Sunday, September 20, 2015

No arrest warrant for Saraki — Police

By Kingsley Omonobi & Ikechukwu Nnochiri
Amid the controversy generated by the Code of Conduct Tribunal (CCT) order for the arrest of Senate President Bukola Saraki, the police said, yesterday, they were yet to receive a bench warrant to effect it.
“I am yet to see one”, the Inspector General of Police (IGP), Mr. Solomon Arase, said while responding to a Sunday Vanguard inquiry.
The CCT, headed by Justice Danladi Umar, had, in a ruling on Friday, ordered the IGP and other security agencies to arrest Saraki and produce him before it tomorrow (Monday) to face a 13-count charge bordering on corruption and false declaration of assets.  The order and subsequent bench warrant followed Saraki’s failure to appear before the tribunal for arraignment.
The CCT order was in negation of an Abuja Federal High Court order, on Thursday, stopping the tribunal from commencing the trial of the Senate President.
IGP-Solomon-Arase
IGP-Solomon-Arase
While stopping the trial, the High Court summoned the Federal Ministry of Justice to appear before it tomorrow (Monday) to show cause why Saraki should be prosecuted.
The court equally summoned the CCT Chairman, Umar; the Chairman of the Code of Conduct Bureau, Mr. Sam Saba; as well as a Deputy Director in the Office of the Attorney General of the Federation, Mr. M.S. Hassan, who signed the charge sheet upon which Saraki is to be prosecuted at the CCT, to appear before it.
“The police are yet to receive the Code of Conduct Tribunal bench warrant”, ordering the Senate President’s arrest, a statement by the Force Public Relations Officer (FPRO), ACP Adebisi  Kolawole, also said, yesterday.
Meanwhile, senior lawyers, who spoke toSunday Vanguard, yesterday, faulted the order of Justice Umar, the CCT Chairman, which they described as judicial recklessness.
The Senior Advocates of Nigeria (SANs), including constitutional lawyer and human right activist, Chief Mike Ozehkome, equally dismissed the CCT’s position that it shares coordinate jurisdiction with the Federal High Court.

Ozehkome said:   “What Justice Umar did amounted to judicial recklessness and a deliberate invitation to anarchy.

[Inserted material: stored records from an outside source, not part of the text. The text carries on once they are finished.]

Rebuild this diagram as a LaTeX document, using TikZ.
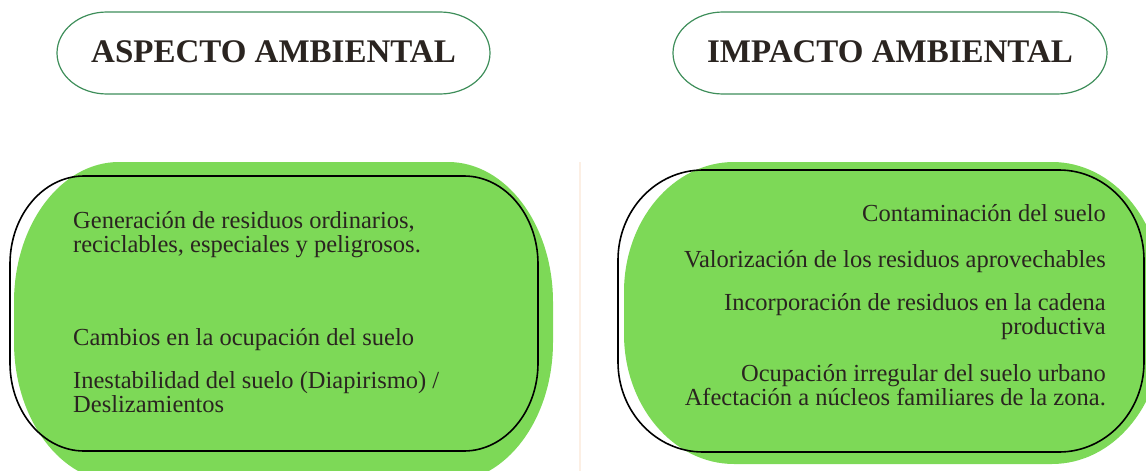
\documentclass[tikz,border=0pt]{standalone}
\usepackage{fontspec}
\setmainfont{Liberation Serif}
\definecolor{blobgreen}{HTML}{7DD957}
\definecolor{titlegreen}{HTML}{3E8E5A}
\definecolor{ink}{HTML}{2A2420}
\definecolor{peach}{HTML}{FCEFE4}
\newcommand{\myoval}[7]{%
 \pgfmathsetmacro\ka{0.4477*#6}\pgfmathsetmacro\kb{0.4477*#7}%
 \path[#1] (#2+#6,#3) -- (#4-#6,#3) .. controls (#4-\ka,#3) and (#4,#3+\kb) .. (#4,#3+#7)
   -- (#4,#5-#7) .. controls (#4,#5-\kb) and (#4-\ka,#5) .. (#4-#6,#5)
   -- (#2+#6,#5) .. controls (#2+\ka,#5) and (#2,#5-\kb) .. (#2,#5-#7)
   -- (#2,#3+#7) .. controls (#2,#3+\kb) and (#2+\ka,#3) .. (#2+#6,#3) -- cycle;}
\tikzset{
  titletext/.style={inner sep=0pt, font=\fontsize{33}{36}\selectfont\bfseries, text=ink},
  titleline/.style={draw=titlegreen, line width=1.2pt},
  blob/.style={fill=blobgreen, draw=none},
  outline/.style={draw=black, line width=1.6pt},
  bodytext/.style={font=\fontsize{24.5}{23.5}\selectfont, text=ink, inner sep=0pt}
}
\begin{document}
\begin{tikzpicture}[x=1pt,y=-1pt]
\useasboundingbox (0,0) rectangle (1146,471);
\clip (0,0) rectangle (1146,471);
% titles
\myoval{titleline}{57}{12}{490}{94}{50}{41}
\myoval{titleline}{673}{12}{1107}{94}{50}{41}
\node[titletext, anchor=base] (asp) at (273.5,62) {ASPECTO AMBIENTAL};
\node[titletext, anchor=base] (imp) at (890,62) {IMPACTO AMBIENTAL};
% separator
\draw[peach, line width=2.5pt] (580,162) -- (580,471);
% left blob
\myoval{blob}{14}{162}{553}{482}{105}{140}
\myoval{outline}{10}{176}{538}{451}{74}{88}
% right blob
\myoval{blob}{624}{162}{1162}{464}{110}{130}
\myoval{outline}{618}{170}{1144}{452}{85}{90}
% left text
\node[bodytext, anchor=base west, align=left] (g) at (73,252) {Generación de residuos ordinarios,\\reciclables, especiales y peligrosos.};
\node[bodytext, anchor=base west] (c) at (73,345) {Cambios en la ocupación del suelo};
\node[bodytext, anchor=base west, align=left] (i) at (73,412) {Inestabilidad del suelo (Diapirismo) /\\Deslizamientos};
% right text
\node[bodytext, anchor=base east] (r1) at (1106,221) {Contaminación del suelo};
\node[bodytext, anchor=base east] (r2) at (1106,267) {Valorización de los residuos aprovechables};
\node[bodytext, anchor=base east, align=right] (r3) at (1106,334) {Incorporación de residuos en la cadena\\productiva};
\node[bodytext, anchor=base east, align=right] (r4) at (1106,405) {Ocupación irregular del suelo urbano\\Afectación a núcleos familiares de la zona.};
\end{tikzpicture}
\end{document}
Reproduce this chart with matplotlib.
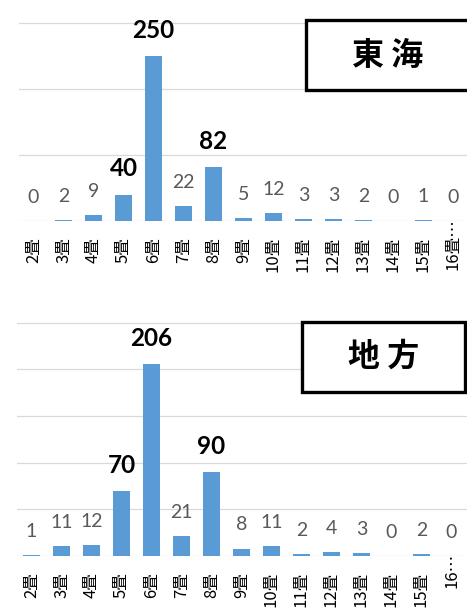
import matplotlib
matplotlib.use('Agg')
import matplotlib.pyplot as plt
import matplotlib.transforms as mtransforms
from matplotlib.patches import Rectangle
import numpy as np

categories = ['2畳', '3畳', '4畳', '5畳', '6畳', '7畳', '8畳', '9畳', '10畳',
              '11畳', '12畳', '13畳', '14畳', '15畳']
last_labels = ['16畳…', '16…']
tokai = [0, 2, 9, 40, 250, 22, 82, 5, 12, 3, 3, 2, 0, 1, 0]
chiho = [1, 11, 12, 70, 206, 21, 90, 8, 11, 2, 4, 3, 0, 2, 0]
bold_idx = [3, 4, 6]
titles = ['東 海', '地 方']

W, H = 467, 612
fig = plt.figure(figsize=(W / 100, H / 100), dpi=100)
JP = ['Noto Sans CJK JP', 'DejaVu Sans']
NUM = ['Lato', 'DejaVu Sans']
BAR = '#5B9BD5'
GRID = '#D9D9D9'


def px_rect(x0, y0, x1, y1):
    return [x0 / W, 1 - y1 / H, (x1 - x0) / W, (y1 - y0) / H]


panels = [
    dict(vals=tokai, rect=px_rect(18.5, 22, 468.5, 221), ymax=300, step=100,
         title=titles[0], box=(306, 20, 472, 90), tpos=(388, 56),
         last=last_labels[0], lab_off=16, last_off=-3),
    dict(vals=chiho, rect=px_rect(16.5, 322, 466.5, 556), ymax=250, step=50,
         title=titles[1], box=(302, 322, 465, 392), tpos=(384, 357),
         last=last_labels[1], lab_off=16, last_off=-3),
]

for p in panels:
    ax = fig.add_axes(p['rect'])
    vals = p['vals']
    x = np.arange(len(vals))
    ax.bar(x, vals, width=0.57, color=BAR, zorder=2)
    ax.set_xlim(-0.5, len(vals) - 0.5)
    ax.set_ylim(0, p['ymax'] * 1.003)
    ax.set_yticks(np.arange(0, p['ymax'] + 1, p['step']))
    ax.grid(axis='y', color=GRID, linewidth=0.9, zorder=0)
    ax.set_axisbelow(True)
    for s in ax.spines.values():
        s.set_visible(False)
    ax.tick_params(left=False, labelleft=False, bottom=False, labelbottom=False)

    for i, v in enumerate(vals):
        if i in bold_idx:
            ax.annotate(str(v), (i, v), xytext=(0, 13), textcoords='offset points',
                        ha='center', va='baseline', fontsize=17.5, fontweight='bold',
                        color='black', family=NUM, annotation_clip=False)
        else:
            ax.annotate(str(v), (i, v), xytext=(0, 13), textcoords='offset points',
                        ha='center', va='baseline', fontsize=14,
                        color='#595959', family=NUM, annotation_clip=False)

    labels = categories + [p['last']]
    for i, lab in enumerate(labels):
        off = p['lab_off'] if i < len(labels) - 1 else p['last_off']
        tr = ax.get_xaxis_transform() + mtransforms.ScaledTranslation(
            0, -off / 100, fig.dpi_scale_trans)
        ax.text(i, 0, lab, transform=tr, rotation=90, ha='center', va='top',
                fontsize=12, family=JP, color='black', clip_on=False)

    bx0, by0, bx1, by1 = p['box']
    rect = Rectangle((bx0 / W, 1 - by1 / H), (bx1 - bx0) / W, (by1 - by0) / H,
                     transform=fig.transFigure, facecolor='white',
                     edgecolor='black', linewidth=2.4, zorder=5, clip_on=False)
    fig.add_artist(rect)
    fig.text(p['tpos'][0] / W, 1 - p['tpos'][1] / H, p['title'], ha='center',
             va='center', fontsize=23, fontweight='bold', family=JP, zorder=6)

fig.savefig('out.png', dpi=100, facecolor='white')
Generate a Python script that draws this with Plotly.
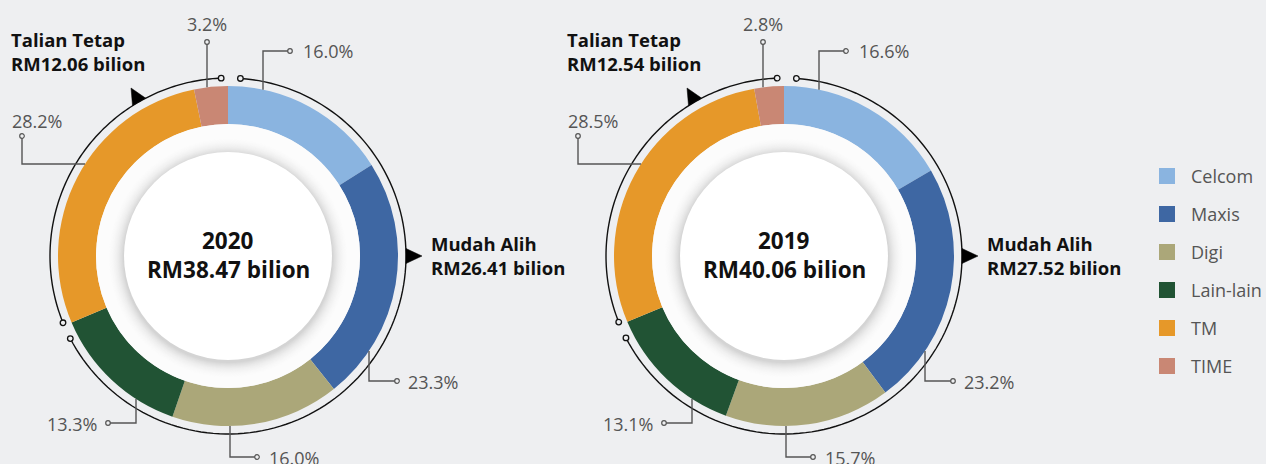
import math
import plotly.graph_objects as go

# ---------------- data ----------------
years = ["2020", "2019"]
totals = [38.47, 40.06]            # RM bilion
mobile_totals = [26.41, 27.52]     # Mudah Alih
fixed_totals = [12.06, 12.54]      # Talian Tetap
categories = ["Celcom", "Maxis", "Digi", "Lain-lain", "TM", "TIME"]
shares_2020 = [16.0, 23.3, 16.0, 13.3, 28.2, 3.2]
shares_2019 = [16.6, 23.2, 15.7, 13.1, 28.5, 2.8]
mobile_members = ["Celcom", "Maxis", "Digi", "Lain-lain"]
colors = ["#8ab4e0", "#3e67a3", "#aba779", "#215334", "#e69829", "#c98774"]

# ---------------- layout constants ----------------
W, H = 1266, 464
BG = "#eeeff1"
FONT = "Open Sans"
centers = [(228, 256), (784, 256)]
R_OUT, R_IN, R_CORE, R_ARC = 170, 132, 104, 178
LINE_GREY = "#555555"
TEXT_GREY = "#555555"
PCT_SIZE = 18
BOLD_SIZE = 18.5
CENTER_SIZE = 22.5
LEG_SIZE = 18

# leader line geometry (relative to centre): vertical x offset, elbow y, end x, text anchor
leaders = {
    "Celcom":    dict(kind="up", dx=35, ey=-205, ex=62, tx=73, ty=-205, anchor="left"),
    "TIME":      dict(kind="vert", dx=-21, ey=-214, tx=-21, ty=-232, anchor="center"),
    "TM":        dict(kind="tm", dx=-206, ey=-92, cy=-120, tx=-218, ty=-135, anchor="left"),
    "Maxis":     dict(kind="down", dx=141, ey=125, ex=169, tx=178, ty=126, anchor="left"),
    "Digi":      dict(kind="down", dx=2, ey=201, ex=29, tx=39, ty=202, anchor="left"),
    "Lain-lain": dict(kind="down", dx=-92, ey=167, ex=-120, tx=-129, ty=168, anchor="right"),
}

fig = go.Figure()
shapes = []
annotations = []


def pt(cx, cy, r, deg):
    a = math.radians(deg)
    return cx + r * math.sin(a), cy - r * math.cos(a)


def arc_path(cx, cy, r, a0, a1, n=120):
    pts = [pt(cx, cy, r, a0 + (a1 - a0) * i / n) for i in range(n + 1)]
    return "M " + " L ".join(f"{x:.2f},{y:.2f}" for x, y in pts)


def circle(x, y, r, line_color, fill, width=1.2):
    shapes.append(dict(type="circle", xref="x", yref="y", x0=x - r, x1=x + r, y0=y - r, y1=y + r,
                       line=dict(color=line_color, width=width), fillcolor=fill, layer="above"))


def hex_mix(c1, c2, t):
    a = [int(c1[i:i + 2], 16) for i in (1, 3, 5)]
    b = [int(c2[i:i + 2], 16) for i in (1, 3, 5)]
    return "#" + "".join(f"{round(a[i] + (b[i] - a[i]) * t):02x}" for i in range(3))


for idx, (year, shares) in enumerate(zip(years, [shares_2020, shares_2019])):
    cx, cy = centers[idx]
    fig.add_trace(go.Pie(
        labels=categories, values=shares, sort=False, direction="clockwise", rotation=0,
        hole=R_IN / R_OUT, textinfo="none", showlegend=False,
        marker=dict(colors=colors, line=dict(width=0)),
        hovertemplate="%{label}: %{value:.1f}%<extra>" + year + "</extra>",
        domain=dict(x=[(cx - R_OUT) / W, (cx + R_OUT) / W],
                    y=[(H - cy - R_OUT) / H, (H - cy + R_OUT) / H]),
    ))

    # inner white disc with soft shadow around the core
    circle(cx, cy, R_IN, "rgba(0,0,0,0)", "#fcfcfc", 0)
    steps = 18
    for k in range(steps, 0, -1):
        t = (1 - k / steps) ** 2.2
        circle(cx, cy + 2, R_CORE + k, "rgba(0,0,0,0)", hex_mix("#fcfcfc", "#cfcfcf", t), 0)
    circle(cx, cy, R_CORE, "rgba(0,0,0,0)", "#ffffff", 0)

    # group arcs
    mobile_share = sum(s for c, s in zip(categories, shares) if c in mobile_members)
    boundary = 360 * mobile_share / sum(shares)
    arcs = [(4.0, boundary - 4.6), (boundary + 1.0, 357.8)]
    for a0, a1 in arcs:
        shapes.append(dict(type="path", xref="x", yref="y", path=arc_path(cx, cy, R_ARC, a0, a1),
                           line=dict(color="#111111", width=1.4), layer="above"))
    for a0, a1 in arcs:
        for a in (a0, a1):
            x, y = pt(cx, cy, R_ARC, a)
            circle(x, y, 2.8, "#111111", BG, 1.3)

    # arrows (base on arc, tip pointing outward)
    for ang in (90, 330):
        bx, by = pt(cx, cy, R_ARC, ang)
        tx, ty = pt(cx, cy, R_ARC + 16, ang)
        a = math.radians(ang)
        ux, uy = math.cos(a), math.sin(a)
        p1 = (bx - 7.5 * ux, by - 7.5 * uy)
        p2 = (bx + 7.5 * ux, by + 7.5 * uy)
        shapes.append(dict(type="path", xref="x", yref="y",
                           path=f"M {p1[0]:.2f},{p1[1]:.2f} L {tx:.2f},{ty:.2f} L {p2[0]:.2f},{p2[1]:.2f} Z",
                           fillcolor="#000000", line=dict(color="#000000", width=0.5), layer="above"))

    # leader lines and percentage labels
    for cat, val in zip(categories, shares):
        g = leaders[cat]
        if g["kind"] == "tm":
            edge_x = -math.sqrt(R_OUT ** 2 - g["ey"] ** 2)
            pts = [(edge_x, g["ey"]), (g["dx"], g["ey"]), (g["dx"], g["cy"])]
        else:
            sign = -1 if g["kind"] in ("up", "vert") else 1
            edge_y = sign * math.sqrt(R_OUT ** 2 - g["dx"] ** 2)
            pts = [(g["dx"], edge_y), (g["dx"], g["ey"])]
            if g["kind"] != "vert":
                pts.append((g["ex"], g["ey"]))
        path = "M " + " L ".join(f"{cx + x:.2f},{cy + y:.2f}" for x, y in pts)
        shapes.append(dict(type="path", xref="x", yref="y", path=path,
                           line=dict(color=LINE_GREY, width=1.4), layer="above"))
        ex, ey = pts[-1]
        circle(cx + ex, cy + ey, 2.3, LINE_GREY, BG, 1.2)
        annotations.append(dict(x=cx + g["tx"], y=cy + g["ty"], xref="x", yref="y",
                                text=f"{val:.1f}%", showarrow=False, xanchor=g["anchor"],
                                yanchor="middle", font=dict(family=FONT, size=PCT_SIZE, color=TEXT_GREY)))

    # centre text
    annotations.append(dict(x=cx, y=cy - 16, xref="x", yref="y", text=f"<b>{year}</b>",
                            showarrow=False, xanchor="center", yanchor="middle",
                            font=dict(family=FONT, size=CENTER_SIZE, color="#111111")))
    annotations.append(dict(x=cx, y=cy + 13, xref="x", yref="y", text=f"<b>RM{totals[idx]:.2f} bilion</b>",
                            showarrow=False, xanchor="center", yanchor="middle",
                            font=dict(family=FONT, size=CENTER_SIZE, color="#111111")))

    # group labels
    annotations.append(dict(x=cx - 219, y=cy - 205, xref="x", yref="y",
                            text=f"<b>Talian Tetap</b><br><b>RM{fixed_totals[idx]:.2f} bilion</b>",
                            showarrow=False, xanchor="left", yanchor="middle", align="left",
                            font=dict(family=FONT, size=BOLD_SIZE, color="#111111")))
    annotations.append(dict(x=cx + 201, y=cy - 1, xref="x", yref="y",
                            text=f"<b>Mudah Alih</b><br><b>RM{mobile_totals[idx]:.2f} bilion</b>",
                            showarrow=False, xanchor="left", yanchor="middle", align="left",
                            font=dict(family=FONT, size=BOLD_SIZE, color="#111111")))

# legend (drawn on the hidden pixel axes)
leg_x, leg_y0, leg_dy = 1167, 176, 38
leg_y = [leg_y0 + i * leg_dy for i in range(len(categories))]
fig.add_trace(go.Scatter(x=[leg_x] * len(categories), y=leg_y, mode="markers",
                         marker=dict(symbol="square", size=16, color=colors, line=dict(width=0)),
                         hovertext=categories, hoverinfo="text", showlegend=False))
for c, y in zip(categories, leg_y):
    annotations.append(dict(x=leg_x + 22, y=y, xref="x", yref="y", text=c, showarrow=False,
                            xanchor="left", yanchor="middle",
                            font=dict(family=FONT, size=LEG_SIZE, color=TEXT_GREY)))

fig.update_layout(
    width=W, height=H, margin=dict(l=0, r=0, t=0, b=0),
    paper_bgcolor=BG, plot_bgcolor=BG,
    xaxis=dict(range=[0, W], visible=False, fixedrange=True),
    yaxis=dict(range=[H, 0], visible=False, fixedrange=True),
    shapes=shapes, annotations=annotations, showlegend=False,
)

fig.write_html("out.html", config={"displayModeBar": False},
               post_script="document.body.style.margin='0';document.body.style.background='#eeeff1';"
                           "document.documentElement.style.overflow='hidden';")
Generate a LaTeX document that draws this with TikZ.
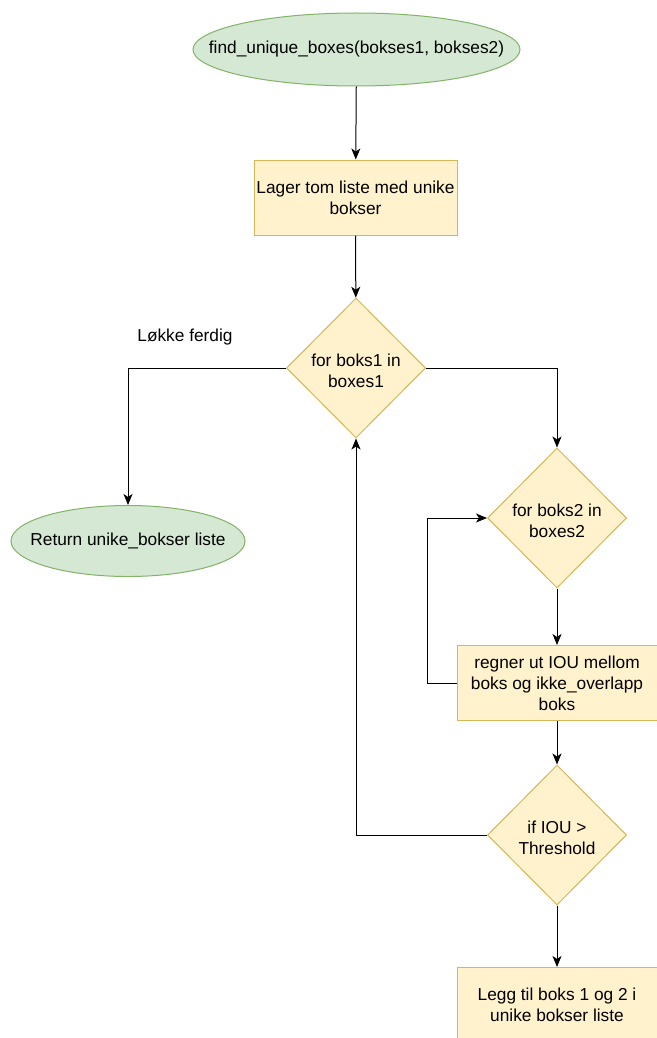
\documentclass[tikz,border=0pt]{standalone}
\usepackage{fontspec}
\setmainfont{Liberation Sans}
\usetikzlibrary{shapes.geometric,arrows.meta}
\definecolor{gfill}{HTML}{D5E8D4}
\definecolor{gline}{HTML}{82B366}
\definecolor{yfill}{HTML}{FFF2CC}
\definecolor{yline}{HTML}{D6B656}
\tikzset{
  txt/.style={font=\fontsize{17.3}{21}\selectfont},
  term/.style={ellipse, draw=gline, fill=gfill, line width=1pt, inner sep=0pt},
  tlabel/.style={txt, inner sep=0pt},
  procbox/.style={rectangle, draw=yline, fill=yfill, line width=1pt, inner sep=0pt, align=center, txt, minimum width=203pt, minimum height=75pt},
  decide/.style={diamond, draw=yline, fill=yfill, line width=1pt, inner sep=0pt, minimum width=139pt, minimum height=140pt, shape aspect=1},
  dlabel/.style={txt, align=center, inner sep=0pt},
  conn/.style={line width=1pt, -{Stealth[length=11pt,width=9pt,inset=3pt]}},
  lbl/.style={txt, inner sep=0pt}
}
\begin{document}
\begin{tikzpicture}[x=1pt,y=1pt]
\useasboundingbox (0,0) rectangle (656,-1038);
\fill[white] (0,0) rectangle (656,-1038);
\node[term, minimum width=327pt, minimum height=73pt] (start) at (356.5,-49.5) {};
\node[tlabel] (startt) at (start.center) {find\_unique\_boxes(bokses1, bokses2)};
\node[procbox] (lager) at (355.5,-197.5) {Lager tom liste med unike\\bokser};
\node[decide] (d1) at (356,-368) {};
\node[dlabel] (d1t) at (356,-371) {for boks1 in\\boxes1};
\node[lbl] (lf) at (185,-337) {Løkke ferdig};
\node[term, minimum width=234pt, minimum height=71pt] (ret) at (128,-541) {};
\node[tlabel] (rett) at (ret.center) {Return unike\_bokser liste};
\node[decide] (d2) at (557,-518) {};
\node[dlabel] (d2t) at (557,-521) {for boks2 in\\boxes2};
\node[procbox, minimum width=200pt] (iou) at (557,-683) {regner ut IOU mellom\\boks og ikke\_overlapp\\boks};
\node[decide] (d3) at (557,-835) {};
\node[dlabel] (d3t) at (557,-838) {if IOU >\\Threshold};
\node[procbox, minimum width=200pt] (legg) at (557,-1005) {Legg til boks 1 og 2 i\\unike bokser liste};

\draw[conn] (start) -- (lager);
\draw[conn] (lager) -- (d1);
\draw[conn] (d1.west) -| (ret.north);
\draw[conn] (d1.east) -| (d2.north);
\draw[conn] (d2) -- (iou);
\draw[conn] (iou.west) -- ++(-29,0) |- (d2.west);
\draw[conn] (iou) -- (d3);
\draw[conn] (d3.west) -| (d1.south);
\draw[conn] (d3) -- (legg);
\end{tikzpicture}
\end{document}
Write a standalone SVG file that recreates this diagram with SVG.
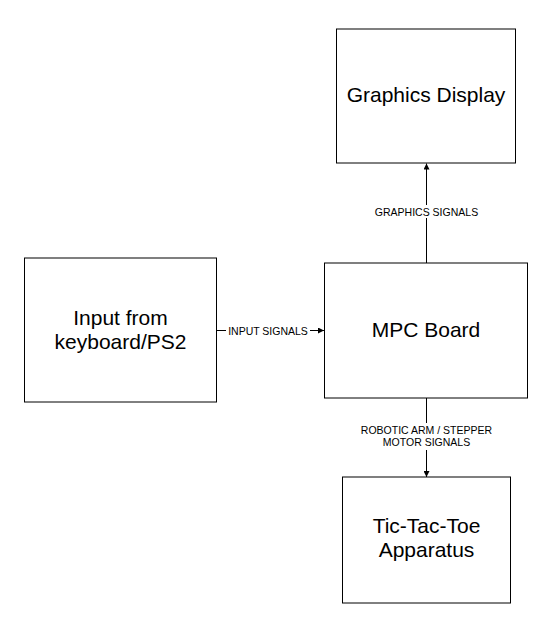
<svg xmlns="http://www.w3.org/2000/svg" width="552" height="630" viewBox="0 0 552 630">
<style>
.box{fill:#fff;stroke:#000;stroke-width:1}
.t{font-family:"Liberation Sans",Arial,sans-serif;font-size:21px;fill:#000;text-anchor:middle}
.lbl{font-family:"Liberation Sans",Arial,sans-serif;font-size:10.5px;fill:#000;text-anchor:middle}
.ln{stroke:#000;stroke-width:1;fill:none}
</style>
<defs>
<marker id="ah" viewBox="0 0 10 10" refX="10" refY="5" markerWidth="7" markerHeight="6" markerUnits="userSpaceOnUse" orient="auto">
<path d="M0,0 L10,5 L0,10 z" fill="#000"/>
</marker>
</defs>
<rect width="552" height="630" fill="#fff"/>
<g id="connectors">
<line class="ln" x1="217" y1="330.5" x2="324" y2="330.5" marker-end="url(#ah)"/>
<rect x="226" y="324" width="84" height="13" fill="#fff"/>
<text class="lbl" x="268" y="334.5">INPUT SIGNALS</text>
<line class="ln" x1="426.5" y1="263" x2="426.5" y2="163.5" marker-end="url(#ah)"/>
<rect x="372" y="205" width="108" height="13" fill="#fff"/>
<text class="lbl" x="426.5" y="216">GRAPHICS SIGNALS</text>
<line class="ln" x1="426.5" y1="398" x2="426.5" y2="477" marker-end="url(#ah)"/>
<rect x="358" y="423" width="138" height="27" fill="#fff"/>
<text class="lbl" x="426.5" y="433.5">ROBOTIC ARM / STEPPER</text>
<text class="lbl" x="426.5" y="446">MOTOR SIGNALS</text>
</g>
<g id="graphics">
<rect class="box" x="336.5" y="29" width="179" height="134"/>
<text class="t" x="426" y="102">Graphics Display</text>
</g>
<g id="input">
<rect class="box" x="24.5" y="258" width="192" height="144"/>
<text class="t" x="120.5" y="325">Input from</text>
<text class="t" x="120.5" y="349">keyboard/PS2</text>
</g>
<g id="mpc">
<rect class="box" x="324.5" y="263" width="203" height="135"/>
<text class="t" x="426" y="337">MPC Board</text>
</g>
<g id="tictactoe">
<rect class="box" x="342.5" y="477" width="168" height="126"/>
<text class="t" x="426.5" y="533">Tic-Tac-Toe</text>
<text class="t" x="426.5" y="557">Apparatus</text>
</g>
</svg>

It is a clear example of using the institution of the judiciary to abuse the citizens fundamental right.
“It is judicial recklessness in the sense that there was already a subsisting order by Justice A.R. Mohammed of the FHC who had ordered the tribunal Chairman and officers of the Attorney General of the Federation that signed the charge against the Senate President to appear before him on Monday.
“In law, what Justice Umar ought to have done was to tell his lawyers to go to the Federal High Court to set aside the order or appeal against it. For him to have been shown a copy of the order and he said `I have seen it’ and still went ahead to issue a bench warrant against Saraki is most reckless and irresponsible.”
On the power of the CCT, the SAN said: “It is a fallacy for the CCT Chairman to think that he has coordinate jurisdiction with the Federal High Court. Maybe the Chairman is an illiterate on our law and constitutional organogram of the judiciary. If he is aware, he will know that the CCT is not part of the courts recognised by Section 6 of the Constitution which specifically lists all the superior courts and the CCT is not one of them.”
On his part, Mr. Utstaz Yunus Usman, SAN, said:  “My take is that if there is an order from another court, the CCT ought not to have  issued bench warrant because the Federal High Court, whether rightly or wrongly, if a court gives an order, even if you are of coordinate jurisdiction, the other court ought not to proceed with the matter.
“The CCT Chairman ought to have asked the prosecution to go and vacate the order of the Federal High Court first. It is very obvious from this case that politicians are trying to bring anarchy in this country. If there is an order, it ought to be vacated before the bench warrant. The way they are going, politicians should be careful not to bring anarchy and lawlessness to this nation.”
Similarly, an Abuja based lawyer, Mr. Ugochukwu Ezekiel, said:  “Basically, the CCT and the Federal High Court are two separate courts. Though I expected Saraki to   obey the summon of the court,  the manner    the bench warrant was issued even when a Senior Advocate of Nigeria had volunteered to produce him in court on the next adjourned date makes one suspicious of the motive behind the action of the CCT.
“The CCT should not have proceeded with the bench warrant. Lawyers are ministers in the temple of justice. If a SAN made an undertaking from the Bar, the tribunal ought to have held on till Monday”.